What is required:
Output all the data exactly. Pictures do not belong in the copy.

Dataset extract:
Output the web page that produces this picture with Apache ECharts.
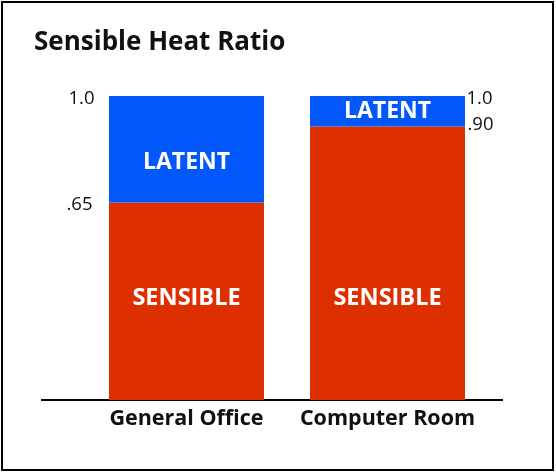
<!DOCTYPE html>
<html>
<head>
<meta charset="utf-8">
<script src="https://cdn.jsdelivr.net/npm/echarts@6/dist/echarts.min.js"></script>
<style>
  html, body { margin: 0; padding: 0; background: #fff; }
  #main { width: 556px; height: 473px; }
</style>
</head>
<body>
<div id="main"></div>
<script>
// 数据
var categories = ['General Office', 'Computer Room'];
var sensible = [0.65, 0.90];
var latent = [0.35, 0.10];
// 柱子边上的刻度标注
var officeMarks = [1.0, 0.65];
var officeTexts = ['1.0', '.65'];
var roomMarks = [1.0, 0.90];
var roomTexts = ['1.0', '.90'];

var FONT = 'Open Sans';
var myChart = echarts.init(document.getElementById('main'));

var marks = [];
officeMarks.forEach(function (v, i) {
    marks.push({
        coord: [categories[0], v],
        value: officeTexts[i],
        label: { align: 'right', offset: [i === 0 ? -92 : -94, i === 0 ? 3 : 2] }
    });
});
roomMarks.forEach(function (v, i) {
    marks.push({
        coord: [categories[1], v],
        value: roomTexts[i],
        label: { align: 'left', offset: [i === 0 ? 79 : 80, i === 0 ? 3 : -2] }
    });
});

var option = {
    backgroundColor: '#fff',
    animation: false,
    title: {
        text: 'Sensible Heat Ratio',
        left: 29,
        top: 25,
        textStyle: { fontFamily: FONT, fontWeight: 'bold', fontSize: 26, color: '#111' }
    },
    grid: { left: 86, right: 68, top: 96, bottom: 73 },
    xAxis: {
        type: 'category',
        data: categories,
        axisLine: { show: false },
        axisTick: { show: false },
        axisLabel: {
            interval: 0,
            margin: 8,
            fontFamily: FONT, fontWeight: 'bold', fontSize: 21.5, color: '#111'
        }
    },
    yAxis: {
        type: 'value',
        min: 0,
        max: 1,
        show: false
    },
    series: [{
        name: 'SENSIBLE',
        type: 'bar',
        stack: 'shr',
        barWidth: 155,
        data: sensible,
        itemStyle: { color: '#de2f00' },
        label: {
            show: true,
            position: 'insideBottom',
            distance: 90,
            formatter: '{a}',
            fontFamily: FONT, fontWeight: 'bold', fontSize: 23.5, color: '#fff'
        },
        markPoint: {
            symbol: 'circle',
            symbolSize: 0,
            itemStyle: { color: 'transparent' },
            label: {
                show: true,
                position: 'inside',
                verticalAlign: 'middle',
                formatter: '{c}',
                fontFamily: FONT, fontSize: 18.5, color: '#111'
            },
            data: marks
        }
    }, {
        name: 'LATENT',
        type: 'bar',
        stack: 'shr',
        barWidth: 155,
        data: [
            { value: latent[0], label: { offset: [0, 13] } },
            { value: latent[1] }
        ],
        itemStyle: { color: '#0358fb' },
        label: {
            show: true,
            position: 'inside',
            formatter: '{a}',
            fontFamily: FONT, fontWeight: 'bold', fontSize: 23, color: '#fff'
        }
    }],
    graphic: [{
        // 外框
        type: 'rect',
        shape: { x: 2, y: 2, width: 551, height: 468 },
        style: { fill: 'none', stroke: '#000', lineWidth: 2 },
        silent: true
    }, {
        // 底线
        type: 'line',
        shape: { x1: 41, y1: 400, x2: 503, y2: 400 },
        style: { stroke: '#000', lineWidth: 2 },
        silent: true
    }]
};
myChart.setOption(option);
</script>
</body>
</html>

Result for this task:
Output the web page that produces this picture with Apache ECharts.
<!DOCTYPE html>
<html>
<head>
<meta charset="utf-8">
<script src="https://cdn.jsdelivr.net/npm/echarts@6/dist/echarts.min.js"></script>
<style>
  html, body { margin: 0; padding: 0; background: #fff; }
  #main { width: 556px; height: 473px; }
</style>
</head>
<body>
<div id="main"></div>
<script>
// 数据
var categories = ['General Office', 'Computer Room'];
var sensible = [0.65, 0.90];
var latent = [0.35, 0.10];
// 柱子边上的刻度标注
var officeMarks = [1.0, 0.65];
var officeTexts = ['1.0', '.65'];
var roomMarks = [1.0, 0.90];
var roomTexts = ['1.0', '.90'];

var FONT = 'Open Sans';
var myChart = echarts.init(document.getElementById('main'));

var marks = [];
officeMarks.forEach(function (v, i) {
    marks.push({
        coord: [categories[0], v],
        value: officeTexts[i],
        label: { align: 'right', offset: [i === 0 ? -92 : -94, i === 0 ? 3 : 2] }
    });
});
roomMarks.forEach(function (v, i) {
    marks.push({
        coord: [categories[1], v],
        value: roomTexts[i],
        label: { align: 'left', offset: [i === 0 ? 79 : 80, i === 0 ? 3 : -2] }
    });
});

var option = {
    backgroundColor: '#fff',
    animation: false,
    title: {
        text: 'Sensible Heat Ratio',
        left: 29,
        top: 25,
        textStyle: { fontFamily: FONT, fontWeight: 'bold', fontSize: 26, color: '#111' }
    },
    grid: { left: 86, right: 68, top: 96, bottom: 73 },
    xAxis: {
        type: 'category',
        data: categories,
        axisLine: { show: false },
        axisTick: { show: false },
        axisLabel: {
            interval: 0,
            margin: 8,
            fontFamily: FONT, fontWeight: 'bold', fontSize: 21.5, color: '#111'
        }
    },
    yAxis: {
        type: 'value',
        min: 0,
        max: 1,
        show: false
    },
    series: [{
        name: 'SENSIBLE',
        type: 'bar',
        stack: 'shr',
        barWidth: 155,
        data: sensible,
        itemStyle: { color: '#de2f00' },
        label: {
            show: true,
            position: 'insideBottom',
            distance: 90,
            formatter: '{a}',
            fontFamily: FONT, fontWeight: 'bold', fontSize: 23.5, color: '#fff'
        },
        markPoint: {
            symbol: 'circle',
            symbolSize: 0,
            itemStyle: { color: 'transparent' },
            label: {
                show: true,
                position: 'inside',
                verticalAlign: 'middle',
                formatter: '{c}',
                fontFamily: FONT, fontSize: 18.5, color: '#111'
            },
            data: marks
        }
    }, {
        name: 'LATENT',
        type: 'bar',
        stack: 'shr',
        barWidth: 155,
        data: [
            { value: latent[0], label: { offset: [0, 13] } },
            { value: latent[1] }
        ],
        itemStyle: { color: '#0358fb' },
        label: {
            show: true,
            position: 'inside',
            formatter: '{a}',
            fontFamily: FONT, fontWeight: 'bold', fontSize: 23, color: '#fff'
        }
    }],
    graphic: [{
        // 外框
        type: 'rect',
        shape: { x: 2, y: 2, width: 551, height: 468 },
        style: { fill: 'none', stroke: '#000', lineWidth: 2 },
        silent: true
    }, {
        // 底线
        type: 'line',
        shape: { x1: 41, y1: 400, x2: 503, y2: 400 },
        style: { stroke: '#000', lineWidth: 2 },
        silent: true
    }]
};
myChart.setOption(option);
</script>
</body>
</html>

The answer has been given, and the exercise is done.